The Simpsons did it already.
Few Stephen King adaptations illustrate the friction between serialised network television and narrative fidelity quite as clearly as Under the Dome (except maybe season eight of Game Of Thrones). It feels almost tautological to describe King’s parable of small-town corruption and human fragility as self-contained but there we have it. What should have been a good version of The Simpsons Movie became a three-season endurance test of narrative inflation and the further it strayed from King’s novel, the more it revealed how fundamentally mismatched his story of contained horror was with the long-form aspirations of early-2010s television.
King’s novel, published in 2009, confines the residents of Chester’s Mill beneath an impenetrable barrier and watches their social order implode. It’s a story of ecological strain and moral rot, with the dome itself a magnifying glass burning away civility. The entire story unfolds over little more than a week, its tension coming from the compression of time and space: air runs out, tempers fray, power consolidates in an apocalypse that’s local, intimate and inescapable.
CBS’s version, developed by Brian K Vaughan and produced by Steven Spielberg’s Amblin Television, sets up home in the same place but almost immediately rearranges the furniture. Dale “Barbie” Barbara (Mike Vogel) is remodelled from a haunted drifter into a conventional action hero. Julia Shumway (Rachelle Lefevre) shifts from sardonic journalist to doe-eyed romantic foil. Even Big Jim Rennie (Dean Norris), King’s unambiguous small-town tyrant, is softened into an ambivalent politician whose morality flexes whenever the prevailing winds need him to. In isolation, these changes might seem minor, but together they turn a social horror into an ensemble drama with survival-mystery aspirations.
Season one covers a period roughly equivalent to the opening third of the book. The dome arrives, order buckles, and community begins to curdle. It’s a respectable start, buoyed by solid performances and the novelty of seeing King’s thought experiment visualised but the storytelling tensions start to show early: where the novel tightens, the show meanders, each episode needing a new crescendo of crisis to keep the audience tuning in next week, diluting the claustrophobia into a steady churn of cliff-hangers.
When the series returned for its second season, the tether to King’s source material snaps entirely. The dome becomes a sentient enigma powered by a glowing egg. A chosen group of “Monarchs” appear and aliens, alternate realities and reincarnated loved ones drift through the plot like misdelivered scripts from other shows. By the third season, Under the Dome bears almost no resemblance to the novel that inspired it. The original’s indictment of human cruelty under pressure is replaced by cosmic prophecy and a vague sense of destiny, a transformation that feels less like adaptation and more like narrative panic.

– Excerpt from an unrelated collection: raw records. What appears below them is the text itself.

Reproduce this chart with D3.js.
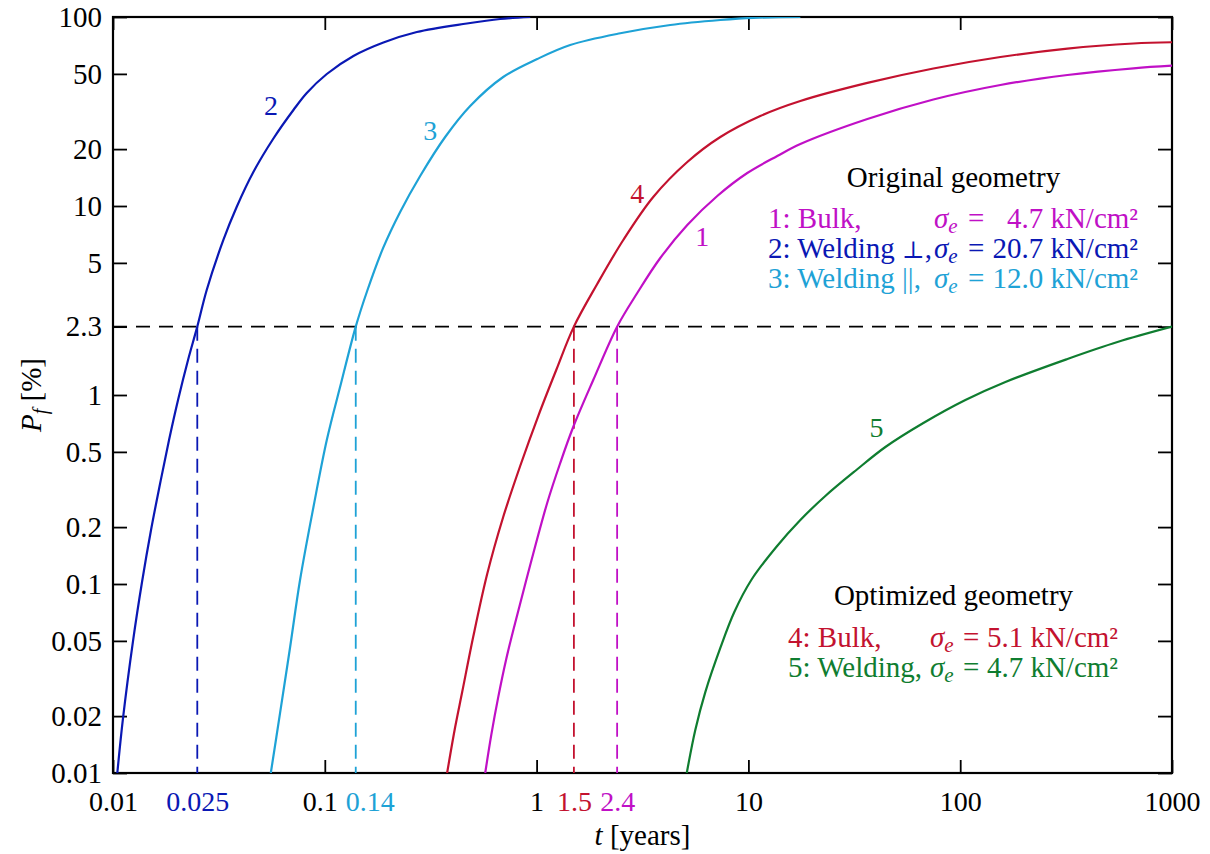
<!DOCTYPE html>
<html>
<head>
<meta charset="utf-8">
<script src="https://cdn.jsdelivr.net/npm/d3@7"></script>
<style>
  body { margin: 0; background: #fff; }
</style>
</head>
<body>
<div id="chart"></div>
<script>
// Failure probability P_f over time t, five geometries (log-log)

// curve 1: original geometry, bulk
const curve1T = [0.572, 0.611, 0.659, 0.719, 0.792, 0.933, 1.122, 1.293, 1.489, 1.851, 2.4, 2.987, 3.836, 5.146, 7.13, 9.88, 13.69, 17.59, 36.46, 74.7, 154.8, 320.9, 657.9, 1000];
const curve1P = [0.01, 0.0159, 0.0252, 0.0401, 0.0622, 0.126, 0.2683, 0.4368, 0.677, 1.2, 2.3, 3.465, 5.307, 7.93, 11.3, 14.95, 18.39, 21.28, 28.86, 36.6, 43.68, 49.34, 53.54, 55.25];

// curve 2: original geometry, welding perpendicular
const curve2T = [0.01048, 0.01115, 0.01243, 0.01371, 0.01512, 0.01667, 0.01839, 0.02028, 0.02261, 0.025, 0.0277, 0.0332, 0.0384, 0.046, 0.0572, 0.0711, 0.0822, 0.1022, 0.1365, 0.1891, 0.272, 0.4685, 0.673, 0.933];
const curve2P = [0.01, 0.0195, 0.0499, 0.1025, 0.1931, 0.338, 0.578, 0.941, 1.532, 2.3, 3.594, 6.61, 9.91, 15.13, 22.76, 32.2, 39.62, 49.94, 62.2, 73.3, 83.3, 92.4, 97.6, 100];

// curve 3: original geometry, welding parallel
const curve3T = [0.0556, 0.0615, 0.0686, 0.0764, 0.0884, 0.1022, 0.1194, 0.14, 0.1585, 0.1886, 0.2269, 0.282, 0.3701, 0.4858, 0.6955, 1.007, 1.441, 2.483, 4.278, 7.37, 10.55, 17.59];
const curve3P = [0.01, 0.0208, 0.0464, 0.105, 0.2555, 0.578, 1.157, 2.3, 3.55, 6.0, 9.3, 14.41, 23.18, 33.82, 48.14, 59.95, 71.1, 82.0, 90.7, 96.4, 99.0, 100];

// curve 4: optimized geometry, bulk
const curve4T = [0.378, 0.4126, 0.4453, 0.5018, 0.5844, 0.6955, 0.8366, 1.018, 1.238, 1.5, 1.933, 2.566, 3.554, 5.146, 7.37, 11.38, 17.59, 36.46, 74.7, 154.8, 320.9, 657.9, 1000];
const curve4P = [0.01, 0.0175, 0.0268, 0.0524, 0.1129, 0.2262, 0.421, 0.774, 1.356, 2.3, 3.866, 6.61, 11.16, 17.09, 23.18, 29.94, 35.94, 44.8, 53.4, 61.4, 68.1, 72.4, 73.5];

// curve 5: optimized geometry, welding
const curve5T = [5.117, 5.614, 6.26, 7.37, 8.58, 10.32, 13.54, 17.59, 23.08, 32.34, 44.34, 67.0, 105.8, 163.5, 320.9, 552.8, 1000];
const curve5P = [0.01, 0.0169, 0.0268, 0.0459, 0.0711, 0.105, 0.157, 0.2181, 0.2922, 0.401, 0.5308, 0.711, 0.941, 1.172, 1.551, 1.907, 2.3];

const xTicks = [0.01, 0.1, 1, 10, 100, 1000];
const yTicks = [0.01, 0.02, 0.05, 0.1, 0.2, 0.5, 1, 2.3, 5, 10, 20, 50, 100];
const markTimes = [0.025, 0.14, 1.5, 2.4];   // t where P_f = 2.3 %
const markLevel = 2.3;

const colors = { 1: "#c010c6", 2: "#0a18b4", 3: "#1ea2d6", 4: "#c3122f", 5: "#0f7d30" };
const markColors = [colors[2], colors[3], colors[4], colors[1]];

const width = 1210, height = 854;
const margin = { top: 17, right: 38, bottom: 81, left: 113 };
const innerWidth = width - margin.left - margin.right;
const innerHeight = height - margin.top - margin.bottom;
const fontSize = 28;
const legendSize = 29;
const serif = "Liberation Serif, Times New Roman, Times, DejaVu Serif, serif";

const svg = d3.select("#chart").append("svg")
    .attr("width", width)
    .attr("height", height)
    .attr("font-family", serif)
    .style("font-family", serif)
    .style("display", "block");

const g = svg.append("g")
    .attr("transform", `translate(${margin.left},${margin.top})`);

// Scales
const x = d3.scaleLog().domain([0.01, 1000]).range([0, innerWidth]);
const y = d3.scaleLog().domain([0.01, 100]).range([innerHeight, 0]);

g.append("clipPath").attr("id", "plot-clip")
    .append("rect").attr("width", innerWidth).attr("height", innerHeight);

// Axes (ticks point inward on all four sides)
function styleAxis(sel, size) {
    sel.select(".domain").remove();
    sel.selectAll("line").attr("stroke", "#000").attr("stroke-width", 1.8);
    sel.attr("font-family", serif).attr("font-size", size || fontSize);
    sel.selectAll("text").attr("fill", "#000");
}

const fmt = d3.format("~g");

const bottomAxis = g.append("g")
    .attr("transform", `translate(0,${innerHeight})`)
    .call(d3.axisBottom(x).tickValues(xTicks).tickFormat(fmt)
        .tickSizeInner(-13).tickSizeOuter(0).tickPadding(18))
    .call(styleAxis);

g.append("g")
    .call(d3.axisTop(x).tickValues(xTicks).tickFormat("")
        .tickSizeInner(-13).tickSizeOuter(0))
    .call(styleAxis);

g.append("g")
    .call(d3.axisLeft(y).tickValues(yTicks).tickFormat(fmt)
        .tickSizeInner(-14).tickSizeOuter(0).tickPadding(11))
    .call(styleAxis, 29);

g.append("g")
    .attr("transform", `translate(${innerWidth},0)`)
    .call(d3.axisRight(y).tickValues(yTicks).tickFormat("")
        .tickSizeInner(-14).tickSizeOuter(0))
    .call(styleAxis);

// 0.1 label is pushed left to make room for 0.14
bottomAxis.selectAll(".tick").filter(d => d === 0.1).select("text").attr("dx", -5);

// Coloured labels for the read-off times
const markAxis = g.append("g")
    .attr("transform", `translate(0,${innerHeight})`)
    .call(d3.axisBottom(x).tickValues(markTimes).tickFormat(fmt)
        .tickSize(0).tickPadding(18))
    .call(styleAxis);
markAxis.selectAll(".tick text")
    .attr("fill", (d, i) => markColors[i])
    .attr("dx", d => d === 0.14 ? 14 : 0);

// Frame
g.append("rect")
    .attr("width", innerWidth)
    .attr("height", innerHeight)
    .attr("fill", "none")
    .attr("stroke", "#000")
    .attr("stroke-width", 2.2);

// Dashed read-off lines
g.append("line")
    .attr("x1", x(0.01)).attr("x2", x(1000))
    .attr("y1", y(markLevel)).attr("y2", y(markLevel))
    .attr("stroke", "#000")
    .attr("stroke-width", 1.8)
    .attr("stroke-dasharray", "14,9");

g.selectAll(".mark-line")
    .data(markTimes)
    .enter()
    .append("line")
    .attr("class", "mark-line")
    .attr("x1", d => x(d)).attr("x2", d => x(d))
    .attr("y1", y(markLevel)).attr("y2", y(0.01))
    .attr("stroke", (d, i) => markColors[i])
    .attr("stroke-width", 1.8)
    .attr("stroke-dasharray", "14,8");

// Curves
const series = [
    { id: 1, t: curve1T, p: curve1P },
    { id: 2, t: curve2T, p: curve2P },
    { id: 3, t: curve3T, p: curve3P },
    { id: 4, t: curve4T, p: curve4P },
    { id: 5, t: curve5T, p: curve5P }
];

const line = d3.line()
    .x(d => x(d[0]))
    .y(d => y(d[1]))
    .curve(d3.curveCatmullRom.alpha(0.5));

g.append("g")
    .attr("clip-path", "url(#plot-clip)")
    .selectAll("path")
    .data(series)
    .enter()
    .append("path")
    .attr("d", s => line(s.t.map((t, i) => [t, s.p[i]])))
    .attr("fill", "none")
    .attr("stroke", s => colors[s.id])
    .attr("stroke-width", 2.2);

// Curve numbers
const curveLabels = [
    { id: 1, t: 6.06, p: 6.94 },
    { id: 2, t: 0.0557, p: 34.2 },
    { id: 3, t: 0.3144, p: 25.2 },
    { id: 4, t: 2.987, p: 11.72 },
    { id: 5, t: 40.2, p: 0.677 }
];

g.selectAll(".curve-label")
    .data(curveLabels)
    .enter()
    .append("text")
    .attr("class", "curve-label")
    .attr("x", d => x(d.t))
    .attr("y", d => y(d.p))
    .attr("dy", "0.35em")
    .attr("text-anchor", "middle")
    .attr("font-size", fontSize)
    .attr("fill", d => colors[d.id])
    .text(d => d.id);

// Legend blocks (svg coordinates)
const legend = svg.append("g").attr("font-size", legendSize).attr("font-family", serif);

function sigmaE(sel, xPos, yPos, color) {
    const t = sel.append("text")
        .attr("x", xPos).attr("y", yPos)
        .attr("fill", color);
    t.append("tspan").attr("font-style", "italic").text("σ");
    t.append("tspan").attr("font-style", "italic").attr("font-size", 21).attr("dy", 5).text("e");
}

function legendBlock(title, titleY, rows, xs) {
    legend.append("text")
        .attr("x", 953.5).attr("y", titleY)
        .attr("text-anchor", "middle")
        .attr("fill", "#000")
        .text(title);
    rows.forEach((r, i) => {
        const yy = titleY + xs.gap + i * 30;
        const c = colors[r.id];
        const name = legend.append("text").attr("x", xs.start).attr("y", yy).attr("fill", c);
        name.append("tspan").text(r.name);
        if (r.sym) {
            name.append("tspan").attr("font-family", "DejaVu Serif").attr("font-size", 24).text(r.sym);
            name.append("tspan").text(",");
        }
        sigmaE(legend, xs.sigma, yy, c);
        legend.append("text").attr("x", xs.eq).attr("y", yy).attr("fill", c).text("=");
        legend.append("text").attr("x", xs.end).attr("y", yy)
            .attr("text-anchor", "end").attr("fill", c).text(r.value + " kN/cm²");
    });
}

legendBlock("Original geometry", 187, [
    { id: 1, name: "1: Bulk,", value: "4.7" },
    { id: 2, name: "2: Welding ", sym: "⊥", value: "20.7" },
    { id: 3, name: "3: Welding ||,", value: "12.0" }
], { start: 768, sigma: 934, eq: 968, end: 1138, gap: 41 });

legendBlock("Optimized geometry", 605, [
    { id: 4, name: "4: Bulk,", value: "5.1" },
    { id: 5, name: "5: Welding,", value: "4.7" }
], { start: 788, sigma: 930, eq: 963, end: 1118, gap: 42 });

// Axis titles
const xTitle = svg.append("text")
    .attr("x", margin.left + innerWidth / 2)
    .attr("y", 845)
    .attr("text-anchor", "middle")
    .attr("font-size", fontSize + 1)
    .attr("fill", "#000");
xTitle.append("tspan").attr("font-style", "italic").text("t");
xTitle.append("tspan").text(" [years]");

const yTitle = svg.append("text")
    .attr("transform", `translate(41,${margin.top + innerHeight / 2}) rotate(-90)`)
    .attr("text-anchor", "middle")
    .attr("font-size", fontSize + 1)
    .attr("fill", "#000");
yTitle.append("tspan").attr("font-style", "italic").text("P");
yTitle.append("tspan").attr("font-style", "italic").attr("font-size", 20).attr("dy", 6).text("f");
yTitle.append("tspan").attr("dy", -6).text(" [%]");
</script>
</body>
</html>
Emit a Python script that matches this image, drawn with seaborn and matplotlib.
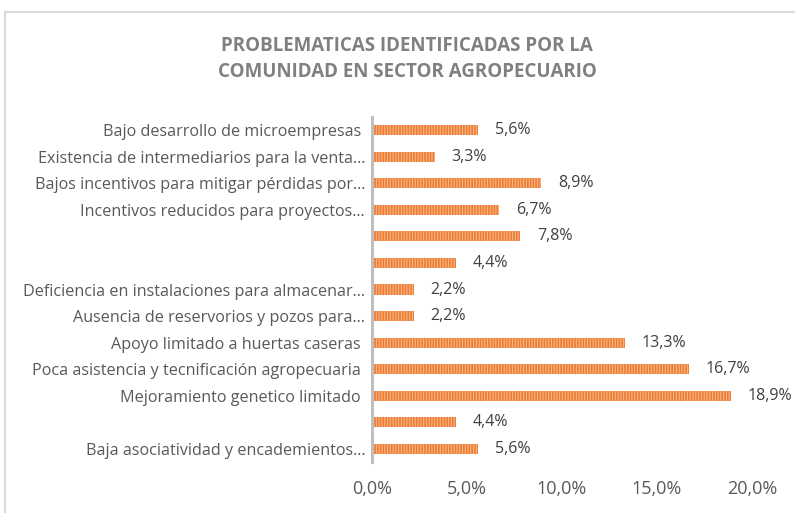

What’s striking is not just how far the series drifts, but why. In the early 2010s, broadcast television still clung to the idea that every hit had to be a renewable resource: a limited series was seen as a failure, rather than the standard of today where a second season is too often the exception rather than the rule. King’s story, which depends not just on confinement but on the inescapable inevitability of the ticking clock, had to be reconfigured for perpetuity and that contradiction proved fatal. Every delay of resolution, every added subplot, eroded the integrity of the concept; the dome was meant to trap people but the series trapped itself and suffocated trying to stretch a story further than it could go.